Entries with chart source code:
........

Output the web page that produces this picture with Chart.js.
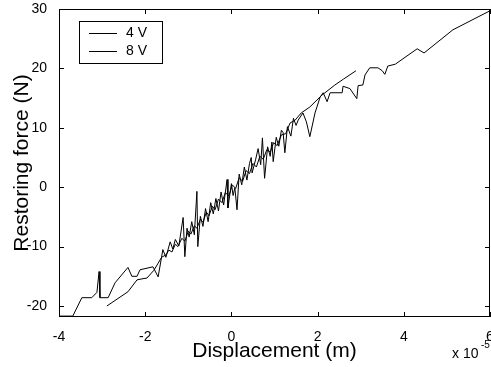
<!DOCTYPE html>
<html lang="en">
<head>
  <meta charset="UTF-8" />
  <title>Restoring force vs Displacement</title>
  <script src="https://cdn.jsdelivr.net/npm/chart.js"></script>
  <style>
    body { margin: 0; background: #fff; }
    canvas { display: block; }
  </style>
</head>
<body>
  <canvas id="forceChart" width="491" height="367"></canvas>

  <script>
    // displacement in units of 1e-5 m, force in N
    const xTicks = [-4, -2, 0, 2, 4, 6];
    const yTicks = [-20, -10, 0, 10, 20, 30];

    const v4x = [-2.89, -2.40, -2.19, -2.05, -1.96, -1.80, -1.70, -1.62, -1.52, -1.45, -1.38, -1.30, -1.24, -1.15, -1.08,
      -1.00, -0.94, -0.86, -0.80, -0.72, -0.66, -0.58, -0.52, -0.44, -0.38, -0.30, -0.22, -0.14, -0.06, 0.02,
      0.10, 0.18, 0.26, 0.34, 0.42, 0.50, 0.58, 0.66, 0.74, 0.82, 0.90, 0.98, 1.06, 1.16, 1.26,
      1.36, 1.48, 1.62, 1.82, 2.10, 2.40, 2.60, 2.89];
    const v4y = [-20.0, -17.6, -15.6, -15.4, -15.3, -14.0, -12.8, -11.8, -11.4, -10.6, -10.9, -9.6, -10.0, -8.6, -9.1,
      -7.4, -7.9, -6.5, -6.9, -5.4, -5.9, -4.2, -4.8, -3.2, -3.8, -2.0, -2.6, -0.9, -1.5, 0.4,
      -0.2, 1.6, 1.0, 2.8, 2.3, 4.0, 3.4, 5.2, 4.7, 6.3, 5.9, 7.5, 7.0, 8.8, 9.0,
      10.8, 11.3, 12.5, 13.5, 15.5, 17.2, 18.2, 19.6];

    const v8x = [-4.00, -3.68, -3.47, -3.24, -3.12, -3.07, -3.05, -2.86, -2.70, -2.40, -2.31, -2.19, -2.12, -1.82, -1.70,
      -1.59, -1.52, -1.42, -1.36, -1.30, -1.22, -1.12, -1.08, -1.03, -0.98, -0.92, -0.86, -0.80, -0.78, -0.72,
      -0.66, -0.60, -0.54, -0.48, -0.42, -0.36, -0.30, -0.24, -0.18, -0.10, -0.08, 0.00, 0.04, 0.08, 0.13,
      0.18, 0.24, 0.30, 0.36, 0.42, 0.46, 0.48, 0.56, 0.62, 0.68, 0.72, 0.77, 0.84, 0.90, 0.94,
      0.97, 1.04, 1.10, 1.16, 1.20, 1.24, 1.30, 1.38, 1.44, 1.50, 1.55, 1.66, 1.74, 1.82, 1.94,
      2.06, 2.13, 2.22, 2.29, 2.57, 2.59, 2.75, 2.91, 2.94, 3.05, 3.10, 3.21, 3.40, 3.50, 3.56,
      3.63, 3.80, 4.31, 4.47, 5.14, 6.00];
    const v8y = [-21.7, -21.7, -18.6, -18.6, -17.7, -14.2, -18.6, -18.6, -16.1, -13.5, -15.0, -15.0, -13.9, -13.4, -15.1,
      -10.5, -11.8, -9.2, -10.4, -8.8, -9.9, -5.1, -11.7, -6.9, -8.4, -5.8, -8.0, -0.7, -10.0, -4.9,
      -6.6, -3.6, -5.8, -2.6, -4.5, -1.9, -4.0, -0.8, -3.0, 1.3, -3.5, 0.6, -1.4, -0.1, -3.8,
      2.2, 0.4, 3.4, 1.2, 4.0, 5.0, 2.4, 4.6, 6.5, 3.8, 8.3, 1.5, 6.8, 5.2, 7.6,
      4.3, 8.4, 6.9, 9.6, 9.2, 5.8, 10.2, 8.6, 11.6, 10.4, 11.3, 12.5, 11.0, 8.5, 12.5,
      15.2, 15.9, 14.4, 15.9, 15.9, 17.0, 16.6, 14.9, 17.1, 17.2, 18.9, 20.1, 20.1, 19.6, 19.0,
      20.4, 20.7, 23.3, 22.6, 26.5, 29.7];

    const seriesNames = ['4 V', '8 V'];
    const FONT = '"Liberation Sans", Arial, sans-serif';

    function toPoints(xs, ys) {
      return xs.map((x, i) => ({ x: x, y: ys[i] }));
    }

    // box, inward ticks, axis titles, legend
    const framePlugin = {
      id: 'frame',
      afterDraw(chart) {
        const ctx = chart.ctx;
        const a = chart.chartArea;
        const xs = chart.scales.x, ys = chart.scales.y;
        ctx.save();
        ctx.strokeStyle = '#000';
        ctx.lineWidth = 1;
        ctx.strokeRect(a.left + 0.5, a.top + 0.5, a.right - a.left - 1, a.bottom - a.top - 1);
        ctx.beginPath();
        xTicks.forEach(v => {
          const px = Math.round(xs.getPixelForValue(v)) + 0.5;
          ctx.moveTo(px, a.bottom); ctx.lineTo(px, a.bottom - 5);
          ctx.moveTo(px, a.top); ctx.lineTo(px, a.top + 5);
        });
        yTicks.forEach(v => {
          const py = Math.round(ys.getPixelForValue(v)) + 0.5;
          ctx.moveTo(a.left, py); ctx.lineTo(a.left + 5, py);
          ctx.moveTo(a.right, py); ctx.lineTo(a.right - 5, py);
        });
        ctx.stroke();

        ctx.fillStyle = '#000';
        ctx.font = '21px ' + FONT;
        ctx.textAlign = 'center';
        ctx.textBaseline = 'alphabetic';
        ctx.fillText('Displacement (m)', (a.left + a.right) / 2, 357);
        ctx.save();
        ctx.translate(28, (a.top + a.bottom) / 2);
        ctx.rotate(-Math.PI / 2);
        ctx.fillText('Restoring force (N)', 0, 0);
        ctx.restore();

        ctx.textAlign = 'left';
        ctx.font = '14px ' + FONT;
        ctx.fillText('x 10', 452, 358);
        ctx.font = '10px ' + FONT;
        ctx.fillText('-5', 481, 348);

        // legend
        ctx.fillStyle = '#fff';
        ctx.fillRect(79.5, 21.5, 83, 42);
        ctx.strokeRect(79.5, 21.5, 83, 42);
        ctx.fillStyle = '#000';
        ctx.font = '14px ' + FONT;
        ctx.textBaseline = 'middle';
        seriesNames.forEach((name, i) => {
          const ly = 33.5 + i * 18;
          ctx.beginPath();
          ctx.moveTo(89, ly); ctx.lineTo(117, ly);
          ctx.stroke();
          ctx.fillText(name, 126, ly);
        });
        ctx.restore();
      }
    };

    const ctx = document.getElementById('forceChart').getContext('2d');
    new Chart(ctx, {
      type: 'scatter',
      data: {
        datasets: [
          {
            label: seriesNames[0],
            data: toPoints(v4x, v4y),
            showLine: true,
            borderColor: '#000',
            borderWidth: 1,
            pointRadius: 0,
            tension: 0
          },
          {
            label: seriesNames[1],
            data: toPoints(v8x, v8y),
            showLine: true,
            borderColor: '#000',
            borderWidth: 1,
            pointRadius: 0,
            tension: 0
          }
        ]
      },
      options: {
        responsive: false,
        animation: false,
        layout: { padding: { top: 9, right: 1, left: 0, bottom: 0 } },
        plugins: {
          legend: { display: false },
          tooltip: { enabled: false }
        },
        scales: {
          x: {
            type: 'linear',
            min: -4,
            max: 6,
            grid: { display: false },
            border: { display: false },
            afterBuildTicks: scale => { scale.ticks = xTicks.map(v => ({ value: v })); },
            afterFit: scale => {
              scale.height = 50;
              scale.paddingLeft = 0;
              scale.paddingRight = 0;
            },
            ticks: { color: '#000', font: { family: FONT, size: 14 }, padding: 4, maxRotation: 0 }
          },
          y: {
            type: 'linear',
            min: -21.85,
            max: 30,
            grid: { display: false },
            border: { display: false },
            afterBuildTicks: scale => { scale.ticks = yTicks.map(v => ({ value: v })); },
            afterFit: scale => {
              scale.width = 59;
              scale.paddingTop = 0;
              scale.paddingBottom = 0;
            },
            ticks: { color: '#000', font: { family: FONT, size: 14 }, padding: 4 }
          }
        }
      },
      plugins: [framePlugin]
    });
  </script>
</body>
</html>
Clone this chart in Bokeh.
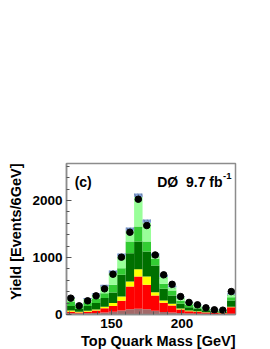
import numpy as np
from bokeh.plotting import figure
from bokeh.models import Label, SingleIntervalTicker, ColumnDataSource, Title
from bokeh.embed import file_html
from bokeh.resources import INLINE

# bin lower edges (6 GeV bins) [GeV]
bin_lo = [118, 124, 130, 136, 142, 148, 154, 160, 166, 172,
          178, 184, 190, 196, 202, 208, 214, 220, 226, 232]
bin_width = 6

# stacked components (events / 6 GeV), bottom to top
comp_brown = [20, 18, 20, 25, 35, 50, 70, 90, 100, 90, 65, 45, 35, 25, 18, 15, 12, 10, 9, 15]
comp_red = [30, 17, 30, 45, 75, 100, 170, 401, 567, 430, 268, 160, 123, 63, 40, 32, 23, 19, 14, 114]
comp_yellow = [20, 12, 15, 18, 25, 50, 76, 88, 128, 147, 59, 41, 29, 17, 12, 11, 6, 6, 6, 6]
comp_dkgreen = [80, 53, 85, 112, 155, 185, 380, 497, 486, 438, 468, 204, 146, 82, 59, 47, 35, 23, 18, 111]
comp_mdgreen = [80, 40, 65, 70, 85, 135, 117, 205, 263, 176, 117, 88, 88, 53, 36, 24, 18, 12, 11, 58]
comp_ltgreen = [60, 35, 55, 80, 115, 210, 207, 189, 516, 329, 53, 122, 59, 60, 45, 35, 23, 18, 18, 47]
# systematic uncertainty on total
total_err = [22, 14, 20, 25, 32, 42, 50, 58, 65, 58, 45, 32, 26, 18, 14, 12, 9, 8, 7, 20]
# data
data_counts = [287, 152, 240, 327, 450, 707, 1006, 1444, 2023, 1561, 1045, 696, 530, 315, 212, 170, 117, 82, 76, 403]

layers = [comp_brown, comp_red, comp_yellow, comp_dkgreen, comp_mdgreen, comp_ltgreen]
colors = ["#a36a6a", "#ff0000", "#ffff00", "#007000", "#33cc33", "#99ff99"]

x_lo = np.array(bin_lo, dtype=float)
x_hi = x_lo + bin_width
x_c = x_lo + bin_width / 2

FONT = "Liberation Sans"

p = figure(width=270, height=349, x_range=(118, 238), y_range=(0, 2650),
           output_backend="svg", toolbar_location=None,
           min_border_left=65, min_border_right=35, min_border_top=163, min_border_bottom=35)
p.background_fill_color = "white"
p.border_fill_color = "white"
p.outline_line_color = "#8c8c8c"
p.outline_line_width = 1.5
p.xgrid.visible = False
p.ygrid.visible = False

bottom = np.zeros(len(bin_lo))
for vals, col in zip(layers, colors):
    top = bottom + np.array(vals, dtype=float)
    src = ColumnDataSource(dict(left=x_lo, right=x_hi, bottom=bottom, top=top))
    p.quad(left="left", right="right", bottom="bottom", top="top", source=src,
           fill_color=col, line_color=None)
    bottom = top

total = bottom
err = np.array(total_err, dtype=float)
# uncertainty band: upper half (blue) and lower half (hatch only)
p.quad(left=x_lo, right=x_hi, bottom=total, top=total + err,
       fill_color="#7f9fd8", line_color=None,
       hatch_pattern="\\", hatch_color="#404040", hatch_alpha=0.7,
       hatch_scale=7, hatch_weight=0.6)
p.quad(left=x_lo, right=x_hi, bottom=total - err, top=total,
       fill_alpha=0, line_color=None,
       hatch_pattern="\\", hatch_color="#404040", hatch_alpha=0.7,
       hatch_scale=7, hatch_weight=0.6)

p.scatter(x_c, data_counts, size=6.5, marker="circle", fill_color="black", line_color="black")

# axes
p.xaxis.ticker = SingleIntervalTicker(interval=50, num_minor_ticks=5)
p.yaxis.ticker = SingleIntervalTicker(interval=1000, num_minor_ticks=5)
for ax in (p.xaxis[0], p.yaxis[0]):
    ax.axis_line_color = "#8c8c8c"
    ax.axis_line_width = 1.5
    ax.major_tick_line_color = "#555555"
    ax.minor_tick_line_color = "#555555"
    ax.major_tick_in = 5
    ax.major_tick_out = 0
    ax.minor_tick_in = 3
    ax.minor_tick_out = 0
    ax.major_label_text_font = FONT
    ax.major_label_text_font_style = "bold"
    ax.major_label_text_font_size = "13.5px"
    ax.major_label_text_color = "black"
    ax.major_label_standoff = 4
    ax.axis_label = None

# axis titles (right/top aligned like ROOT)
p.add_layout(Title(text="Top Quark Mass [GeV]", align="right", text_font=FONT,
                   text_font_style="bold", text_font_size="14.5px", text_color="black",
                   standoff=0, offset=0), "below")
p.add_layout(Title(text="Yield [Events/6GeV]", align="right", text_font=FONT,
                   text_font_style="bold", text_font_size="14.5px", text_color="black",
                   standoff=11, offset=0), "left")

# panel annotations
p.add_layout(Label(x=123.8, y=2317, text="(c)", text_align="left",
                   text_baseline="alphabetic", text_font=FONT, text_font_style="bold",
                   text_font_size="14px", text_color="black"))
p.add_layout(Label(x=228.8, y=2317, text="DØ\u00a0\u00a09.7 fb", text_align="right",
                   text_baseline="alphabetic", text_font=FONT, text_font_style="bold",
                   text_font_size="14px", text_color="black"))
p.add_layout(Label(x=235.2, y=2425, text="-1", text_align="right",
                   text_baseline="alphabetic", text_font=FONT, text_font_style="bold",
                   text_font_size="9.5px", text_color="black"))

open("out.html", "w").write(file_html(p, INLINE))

........

> Your task:
Your first line is the one with "Clone this chart in Bokeh.", and your last is the one with "bin_width = 6". Copy those and every line between them exactly, without any pictures.

> Solution to this problem:
Clone this chart in Bokeh.
import numpy as np
from bokeh.plotting import figure
from bokeh.models import Label, SingleIntervalTicker, ColumnDataSource, Title
from bokeh.embed import file_html
from bokeh.resources import INLINE

# bin lower edges (6 GeV bins) [GeV]
bin_lo = [118, 124, 130, 136, 142, 148, 154, 160, 166, 172,
          178, 184, 190, 196, 202, 208, 214, 220, 226, 232]
bin_width = 6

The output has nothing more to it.